Ekim alanlarında, toprağı azot bakımından zenginleştirmekte, kendisinden sonra ekimi yapılacak bitkiler için, otsuz, kabartılmış bir toprak bırakmaktadır.
Soya, mısır, zeytin ve ayçiçeğinden çok daha fazla omega-3 içermektedir. Yapısı farklı olmakla birlikte balık yağı kadar besleyici niteliklere sahip, insan sağlığı için faydalı bir besin özelliğine sahiptir.
Halen, Ülkemizde bitkisel yağ tüketimi sıralamasında yüzde onluk bir payla üçüncü sırada bulunan soya yağının payının artırılması her bakımdan faydalı olacaktır.
Büyük ithalat kalemlerimiz arasında yer alan bitkisel yağ ihtiyacımızın, yerli üretimle karşılanabilmesi imkanımız vardır. Bunun için, yurt dışına ödediğimiz döviz yerine kendi çiftçimizin desteklenmesi yeterli olacaktır düşüncesindeyiz.
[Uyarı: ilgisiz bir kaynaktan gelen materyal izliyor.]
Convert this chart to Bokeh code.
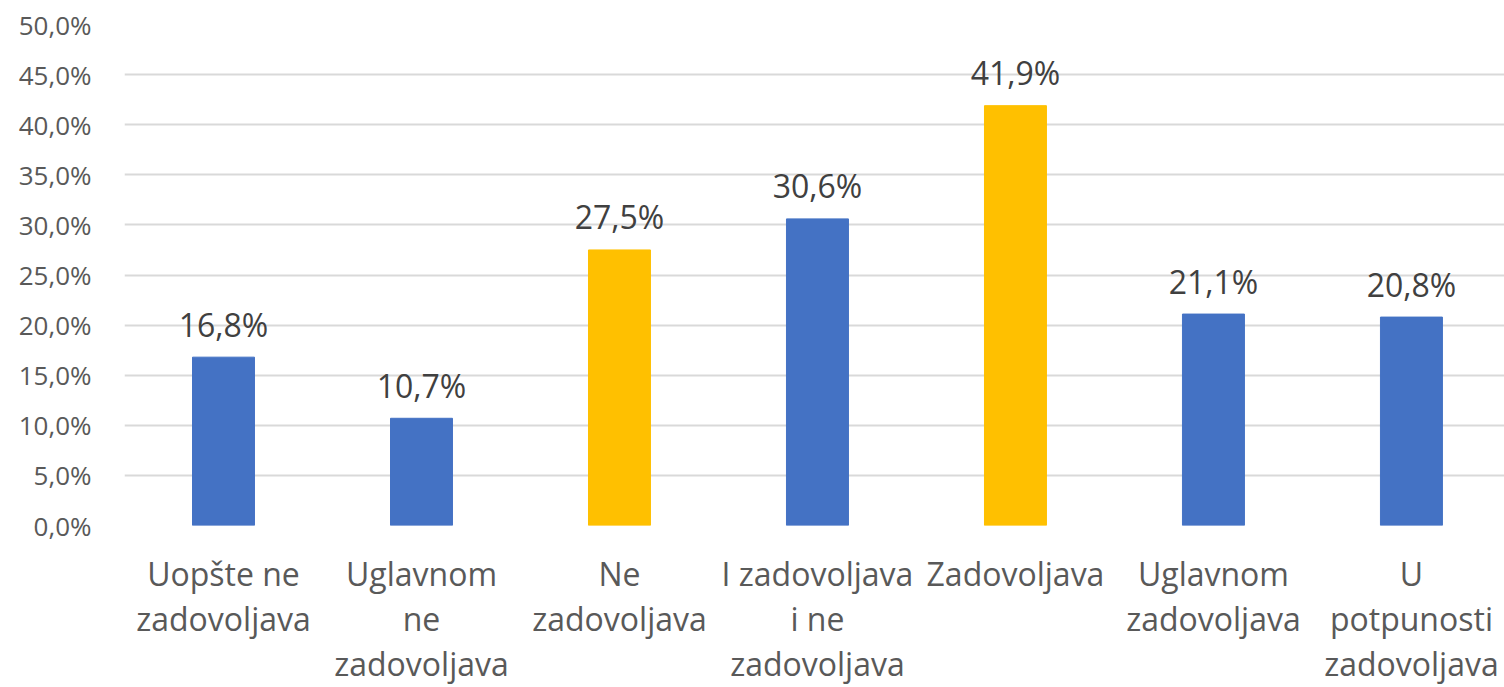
from bokeh.plotting import figure
from bokeh.models import Range1d, FixedTicker, ColumnDataSource
from bokeh.core.properties import value
from bokeh.embed import file_html
from bokeh.resources import INLINE

categories = ["Uopšte ne\nzadovoljava", "Uglavnom\nne\nzadovoljava", "Ne\nzadovoljava",
              "I zadovoljava\ni ne\nzadovoljava", "Zadovoljava", "Uglavnom\nzadovoljava",
              "U\npotpunosti\nzadovoljava"]
values = [16.8, 10.7, 27.5, 30.6, 41.9, 21.1, 20.8]
colors = ["#4472C4", "#4472C4", "#FFC000", "#4472C4", "#FFC000", "#4472C4", "#4472C4"]
y_ticks = [0, 5, 10, 15, 20, 25, 30, 35, 40, 45, 50]

FONT = "Open Sans"
xs = list(range(len(categories)))
labels = [f"{v:.1f}%".replace(".", ",") for v in values]
src = ColumnDataSource(dict(x=xs, top=values, color=colors, label=labels))

p = figure(width=1504, height=687, output_backend="svg", toolbar_location=None,
           x_range=Range1d(-0.5, 6.47), y_range=Range1d(0, 50),
           min_border_left=124, min_border_right=0, min_border_top=24, min_border_bottom=158)
p.outline_line_color = None
p.background_fill_color = "white"

p.vbar(x="x", top="top", width=0.313, color="color", source=src)
p.text(x="x", y="top", text="label", source=src, text_align="center", text_baseline="alphabetic",
       y_offset=-33, text_font=value(FONT), text_font_size="32px", text_color="#404040")

p.xaxis.ticker = FixedTicker(ticks=xs)
p.xaxis.major_label_overrides = {i: c for i, c in enumerate(categories)}
p.xaxis.major_label_text_font = FONT
p.xaxis.major_label_text_font_size = "32px"
p.xaxis.major_label_text_line_height = 1.05
p.xaxis.major_label_text_color = "#595959"
p.xaxis.major_label_standoff = 20
p.xaxis.axis_line_color = None
p.xaxis.major_tick_line_color = None
p.xaxis.minor_tick_line_color = None
p.xgrid.grid_line_color = None

p.yaxis.ticker = FixedTicker(ticks=y_ticks)
p.yaxis.major_label_overrides = {t: f"{t:.1f}%".replace(".", ",") for t in y_ticks}
p.yaxis.major_label_text_font = FONT
p.yaxis.major_label_text_font_size = "26px"
p.yaxis.major_label_text_color = "#595959"
p.yaxis.major_label_standoff = 27
p.yaxis.axis_line_color = None
p.yaxis.major_tick_line_color = None
p.yaxis.minor_tick_line_color = None
p.ygrid.grid_line_color = "#D9D9D9"
p.ygrid.grid_line_width = 2

open("out.html", "w").write(file_html(p, INLINE))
Öncelikle, yağlı tohumlar için gıda güvencesi sağlanmalıdır. Buğdayda olduğu ürünlerin stratejik ürün olduğu kararı alınmalı, ekiminden itibaren, ürünlerin satın alınmasına kadar sözleşme yapılmalıdır. Bu çerçeve teşvik ve primler de uygulanması halinde, Türkiye yağlı tohum konusunda ithalat bağımlısı olmaktan kurtulabilecektir.
Bitkisel Yağ Sanayicileri Derneği Başkanı tarafından yapılan açıklamalarda, çiftçilerimize yeterli desteklerin verilmediği ifade edilmektedir.
Sonuç olarak ayçiçeği, pamuk, kanola ekimi konusunda, gerekli ıslah çalışmaları önemsenmeli, ekim kolaylığı ve verim yüksekliği olduğu kaul edilen soya fasulyesi ekiminin teşviki bakımından sözleşmeli tarım uygulamasına geçilmesi kaçınılmazdır.